## AIM
Starting at the line that contains "Give me the TikZ source for this diagram." and stopping at the line that contains "(ska) at (1095,561)", transcribe every line of the material below exactly; pictures stay out.

___ MATERIAL FOR THE TASK ___

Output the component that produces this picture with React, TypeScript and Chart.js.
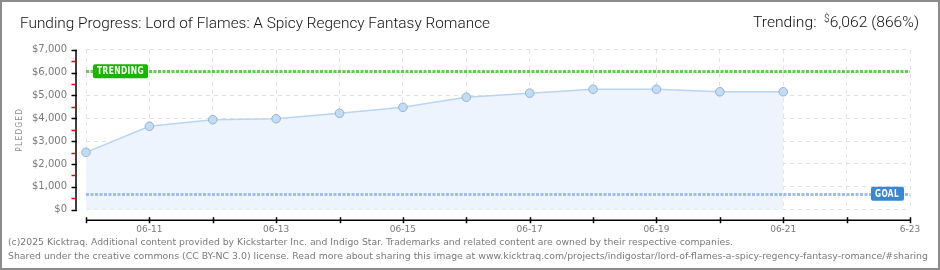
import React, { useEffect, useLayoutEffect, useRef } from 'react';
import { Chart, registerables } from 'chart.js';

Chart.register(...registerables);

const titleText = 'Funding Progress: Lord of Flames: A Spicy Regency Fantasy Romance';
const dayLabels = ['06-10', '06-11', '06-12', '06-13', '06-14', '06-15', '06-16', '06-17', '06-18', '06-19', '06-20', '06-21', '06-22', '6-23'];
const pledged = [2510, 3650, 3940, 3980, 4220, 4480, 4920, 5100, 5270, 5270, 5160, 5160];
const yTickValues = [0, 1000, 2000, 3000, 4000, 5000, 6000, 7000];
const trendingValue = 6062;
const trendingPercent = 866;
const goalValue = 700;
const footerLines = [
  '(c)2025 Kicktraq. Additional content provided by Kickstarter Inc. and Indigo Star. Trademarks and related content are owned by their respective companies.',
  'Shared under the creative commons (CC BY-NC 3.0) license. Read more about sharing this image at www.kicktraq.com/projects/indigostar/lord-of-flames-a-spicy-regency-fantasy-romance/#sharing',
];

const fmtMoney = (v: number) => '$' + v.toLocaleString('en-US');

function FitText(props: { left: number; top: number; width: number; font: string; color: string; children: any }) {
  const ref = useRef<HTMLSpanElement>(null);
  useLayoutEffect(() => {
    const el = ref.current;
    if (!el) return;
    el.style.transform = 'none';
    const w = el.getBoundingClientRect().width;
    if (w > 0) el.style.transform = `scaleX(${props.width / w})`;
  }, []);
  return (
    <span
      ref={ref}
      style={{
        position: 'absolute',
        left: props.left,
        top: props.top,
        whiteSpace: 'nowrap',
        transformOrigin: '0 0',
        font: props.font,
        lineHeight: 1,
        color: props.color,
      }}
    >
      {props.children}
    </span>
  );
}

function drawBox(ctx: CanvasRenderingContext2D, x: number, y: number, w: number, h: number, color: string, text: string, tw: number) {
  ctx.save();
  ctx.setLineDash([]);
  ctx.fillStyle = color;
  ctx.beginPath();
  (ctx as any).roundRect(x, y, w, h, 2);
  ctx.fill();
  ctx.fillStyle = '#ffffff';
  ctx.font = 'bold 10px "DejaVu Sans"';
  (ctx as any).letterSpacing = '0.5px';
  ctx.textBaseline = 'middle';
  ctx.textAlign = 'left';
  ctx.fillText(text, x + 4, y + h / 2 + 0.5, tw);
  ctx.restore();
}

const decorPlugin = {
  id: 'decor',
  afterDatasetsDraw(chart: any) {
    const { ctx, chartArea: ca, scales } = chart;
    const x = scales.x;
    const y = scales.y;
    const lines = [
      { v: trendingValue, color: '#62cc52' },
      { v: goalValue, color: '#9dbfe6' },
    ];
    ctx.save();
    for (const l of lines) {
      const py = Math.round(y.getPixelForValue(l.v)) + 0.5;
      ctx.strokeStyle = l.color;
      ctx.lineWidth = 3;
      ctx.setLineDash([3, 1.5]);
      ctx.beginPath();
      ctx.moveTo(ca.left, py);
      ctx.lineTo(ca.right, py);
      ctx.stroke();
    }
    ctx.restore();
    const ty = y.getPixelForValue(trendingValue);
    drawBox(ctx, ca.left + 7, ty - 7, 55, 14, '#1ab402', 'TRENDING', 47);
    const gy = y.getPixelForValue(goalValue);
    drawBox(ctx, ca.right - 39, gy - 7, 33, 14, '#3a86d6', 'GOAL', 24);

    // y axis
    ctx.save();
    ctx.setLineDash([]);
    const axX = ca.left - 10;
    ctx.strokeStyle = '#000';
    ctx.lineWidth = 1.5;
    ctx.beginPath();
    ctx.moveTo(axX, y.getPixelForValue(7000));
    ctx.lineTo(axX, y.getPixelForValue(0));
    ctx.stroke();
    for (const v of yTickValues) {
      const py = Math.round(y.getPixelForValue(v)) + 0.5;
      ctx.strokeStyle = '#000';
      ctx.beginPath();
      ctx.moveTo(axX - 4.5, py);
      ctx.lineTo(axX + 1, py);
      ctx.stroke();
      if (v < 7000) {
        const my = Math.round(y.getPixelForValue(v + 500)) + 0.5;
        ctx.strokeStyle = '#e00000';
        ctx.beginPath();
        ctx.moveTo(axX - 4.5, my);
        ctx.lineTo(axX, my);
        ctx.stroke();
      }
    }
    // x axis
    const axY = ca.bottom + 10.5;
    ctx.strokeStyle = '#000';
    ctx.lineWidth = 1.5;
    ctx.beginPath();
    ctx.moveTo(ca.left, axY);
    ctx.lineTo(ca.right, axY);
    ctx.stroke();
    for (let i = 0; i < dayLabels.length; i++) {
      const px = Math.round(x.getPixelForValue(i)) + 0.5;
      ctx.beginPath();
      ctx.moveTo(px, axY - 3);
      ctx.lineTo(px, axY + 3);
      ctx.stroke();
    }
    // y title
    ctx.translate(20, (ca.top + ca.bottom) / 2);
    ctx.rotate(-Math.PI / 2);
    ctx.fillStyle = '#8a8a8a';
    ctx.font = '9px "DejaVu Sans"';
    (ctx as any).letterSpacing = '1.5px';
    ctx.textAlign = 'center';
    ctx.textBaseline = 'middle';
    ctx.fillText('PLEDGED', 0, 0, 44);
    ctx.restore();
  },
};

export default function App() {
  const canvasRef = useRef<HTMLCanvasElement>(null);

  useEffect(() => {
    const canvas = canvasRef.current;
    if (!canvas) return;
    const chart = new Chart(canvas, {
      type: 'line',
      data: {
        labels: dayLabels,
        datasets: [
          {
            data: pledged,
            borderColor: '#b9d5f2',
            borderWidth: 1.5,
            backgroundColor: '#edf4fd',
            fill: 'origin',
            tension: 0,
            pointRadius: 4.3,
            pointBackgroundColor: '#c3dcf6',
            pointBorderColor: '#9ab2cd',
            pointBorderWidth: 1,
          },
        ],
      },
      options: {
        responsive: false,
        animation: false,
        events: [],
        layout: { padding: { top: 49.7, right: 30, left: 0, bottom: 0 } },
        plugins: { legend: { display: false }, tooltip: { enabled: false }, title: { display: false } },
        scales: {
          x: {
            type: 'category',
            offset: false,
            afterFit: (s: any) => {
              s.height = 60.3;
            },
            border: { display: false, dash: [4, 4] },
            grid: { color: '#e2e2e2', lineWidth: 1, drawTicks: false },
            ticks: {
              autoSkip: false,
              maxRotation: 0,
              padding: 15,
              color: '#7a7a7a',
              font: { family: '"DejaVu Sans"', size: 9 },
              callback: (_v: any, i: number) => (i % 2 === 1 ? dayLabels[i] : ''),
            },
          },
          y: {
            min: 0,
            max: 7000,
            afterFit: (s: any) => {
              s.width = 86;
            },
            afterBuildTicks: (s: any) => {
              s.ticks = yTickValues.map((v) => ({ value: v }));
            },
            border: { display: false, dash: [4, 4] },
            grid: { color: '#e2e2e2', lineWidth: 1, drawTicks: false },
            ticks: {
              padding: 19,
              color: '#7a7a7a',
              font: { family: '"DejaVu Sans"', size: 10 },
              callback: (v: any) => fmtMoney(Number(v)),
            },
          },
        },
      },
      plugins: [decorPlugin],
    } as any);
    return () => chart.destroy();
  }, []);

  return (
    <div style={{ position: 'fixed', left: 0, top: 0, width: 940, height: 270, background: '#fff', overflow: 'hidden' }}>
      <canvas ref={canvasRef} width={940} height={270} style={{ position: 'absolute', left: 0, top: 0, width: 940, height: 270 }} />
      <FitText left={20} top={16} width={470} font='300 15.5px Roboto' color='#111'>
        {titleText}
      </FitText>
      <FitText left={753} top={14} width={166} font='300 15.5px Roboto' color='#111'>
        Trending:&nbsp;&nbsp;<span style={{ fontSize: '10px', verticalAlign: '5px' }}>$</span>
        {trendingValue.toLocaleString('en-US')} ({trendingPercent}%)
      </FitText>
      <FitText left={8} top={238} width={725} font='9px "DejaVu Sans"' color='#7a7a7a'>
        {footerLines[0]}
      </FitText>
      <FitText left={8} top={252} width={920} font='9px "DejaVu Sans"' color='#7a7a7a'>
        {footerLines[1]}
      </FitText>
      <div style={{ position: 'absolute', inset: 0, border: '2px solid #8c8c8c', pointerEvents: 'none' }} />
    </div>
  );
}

___
___ MATERIAL FOR THE TASK ___

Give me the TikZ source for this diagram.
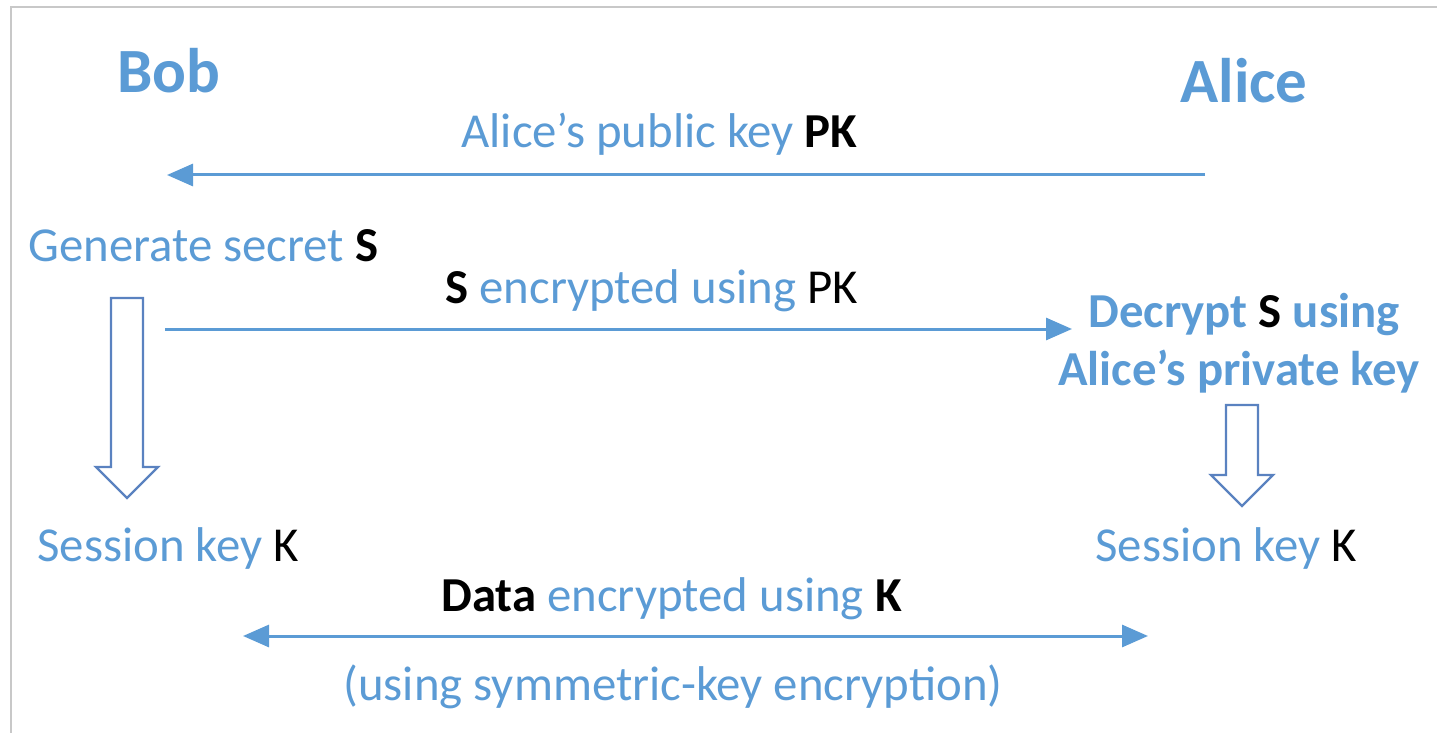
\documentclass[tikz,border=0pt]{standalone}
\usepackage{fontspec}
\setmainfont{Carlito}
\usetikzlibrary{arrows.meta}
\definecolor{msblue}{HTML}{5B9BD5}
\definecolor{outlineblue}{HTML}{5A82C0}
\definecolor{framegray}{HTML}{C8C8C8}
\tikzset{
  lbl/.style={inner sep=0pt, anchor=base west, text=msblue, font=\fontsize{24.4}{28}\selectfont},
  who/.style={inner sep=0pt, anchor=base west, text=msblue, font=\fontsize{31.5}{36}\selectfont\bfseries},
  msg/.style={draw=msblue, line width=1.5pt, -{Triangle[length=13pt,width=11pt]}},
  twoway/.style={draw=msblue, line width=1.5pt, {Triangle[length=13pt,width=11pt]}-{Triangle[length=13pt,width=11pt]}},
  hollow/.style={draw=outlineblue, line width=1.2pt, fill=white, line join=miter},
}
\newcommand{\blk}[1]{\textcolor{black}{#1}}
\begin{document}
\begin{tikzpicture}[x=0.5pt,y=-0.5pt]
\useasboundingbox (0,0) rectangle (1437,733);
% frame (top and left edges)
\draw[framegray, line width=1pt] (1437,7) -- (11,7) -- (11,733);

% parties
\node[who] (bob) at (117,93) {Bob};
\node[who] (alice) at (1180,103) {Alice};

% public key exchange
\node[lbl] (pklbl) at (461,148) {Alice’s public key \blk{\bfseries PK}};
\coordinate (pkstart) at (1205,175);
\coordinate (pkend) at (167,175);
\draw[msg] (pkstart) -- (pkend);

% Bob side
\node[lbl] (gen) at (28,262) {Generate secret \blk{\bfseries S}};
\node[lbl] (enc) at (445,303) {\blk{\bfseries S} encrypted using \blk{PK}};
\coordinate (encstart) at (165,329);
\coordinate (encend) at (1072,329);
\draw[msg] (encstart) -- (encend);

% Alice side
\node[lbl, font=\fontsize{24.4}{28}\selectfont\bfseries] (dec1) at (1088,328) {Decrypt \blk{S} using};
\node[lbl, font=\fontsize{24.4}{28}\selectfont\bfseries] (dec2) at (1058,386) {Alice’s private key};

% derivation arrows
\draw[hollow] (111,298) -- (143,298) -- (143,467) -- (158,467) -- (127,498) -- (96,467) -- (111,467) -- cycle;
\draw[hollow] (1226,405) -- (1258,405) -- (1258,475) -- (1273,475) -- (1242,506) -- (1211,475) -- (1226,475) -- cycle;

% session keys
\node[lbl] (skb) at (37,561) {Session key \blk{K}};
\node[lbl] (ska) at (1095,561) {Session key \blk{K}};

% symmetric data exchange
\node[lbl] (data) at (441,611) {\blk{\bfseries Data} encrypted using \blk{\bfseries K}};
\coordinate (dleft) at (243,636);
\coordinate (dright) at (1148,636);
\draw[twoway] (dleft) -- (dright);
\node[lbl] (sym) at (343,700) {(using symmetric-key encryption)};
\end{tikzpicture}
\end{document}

___

## SOLUTION BELOW
Give me the TikZ source for this diagram.
\documentclass[tikz,border=0pt]{standalone}
\usepackage{fontspec}
\setmainfont{Carlito}
\usetikzlibrary{arrows.meta}
\definecolor{msblue}{HTML}{5B9BD5}
\definecolor{outlineblue}{HTML}{5A82C0}
\definecolor{framegray}{HTML}{C8C8C8}
\tikzset{
  lbl/.style={inner sep=0pt, anchor=base west, text=msblue, font=\fontsize{24.4}{28}\selectfont},
  who/.style={inner sep=0pt, anchor=base west, text=msblue, font=\fontsize{31.5}{36}\selectfont\bfseries},
  msg/.style={draw=msblue, line width=1.5pt, -{Triangle[length=13pt,width=11pt]}},
  twoway/.style={draw=msblue, line width=1.5pt, {Triangle[length=13pt,width=11pt]}-{Triangle[length=13pt,width=11pt]}},
  hollow/.style={draw=outlineblue, line width=1.2pt, fill=white, line join=miter},
}
\newcommand{\blk}[1]{\textcolor{black}{#1}}
\begin{document}
\begin{tikzpicture}[x=0.5pt,y=-0.5pt]
\useasboundingbox (0,0) rectangle (1437,733);
% frame (top and left edges)
\draw[framegray, line width=1pt] (1437,7) -- (11,7) -- (11,733);

% parties
\node[who] (bob) at (117,93) {Bob};
\node[who] (alice) at (1180,103) {Alice};

% public key exchange
\node[lbl] (pklbl) at (461,148) {Alice’s public key \blk{\bfseries PK}};
\coordinate (pkstart) at (1205,175);
\coordinate (pkend) at (167,175);
\draw[msg] (pkstart) -- (pkend);

% Bob side
\node[lbl] (gen) at (28,262) {Generate secret \blk{\bfseries S}};
\node[lbl] (enc) at (445,303) {\blk{\bfseries S} encrypted using \blk{PK}};
\coordinate (encstart) at (165,329);
\coordinate (encend) at (1072,329);
\draw[msg] (encstart) -- (encend);

% Alice side
\node[lbl, font=\fontsize{24.4}{28}\selectfont\bfseries] (dec1) at (1088,328) {Decrypt \blk{S} using};
\node[lbl, font=\fontsize{24.4}{28}\selectfont\bfseries] (dec2) at (1058,386) {Alice’s private key};

% derivation arrows
\draw[hollow] (111,298) -- (143,298) -- (143,467) -- (158,467) -- (127,498) -- (96,467) -- (111,467) -- cycle;
\draw[hollow] (1226,405) -- (1258,405) -- (1258,475) -- (1273,475) -- (1242,506) -- (1211,475) -- (1226,475) -- cycle;

% session keys
\node[lbl] (skb) at (37,561) {Session key \blk{K}};
\node[lbl] (ska) at (1095,561) {Session key \blk{K}};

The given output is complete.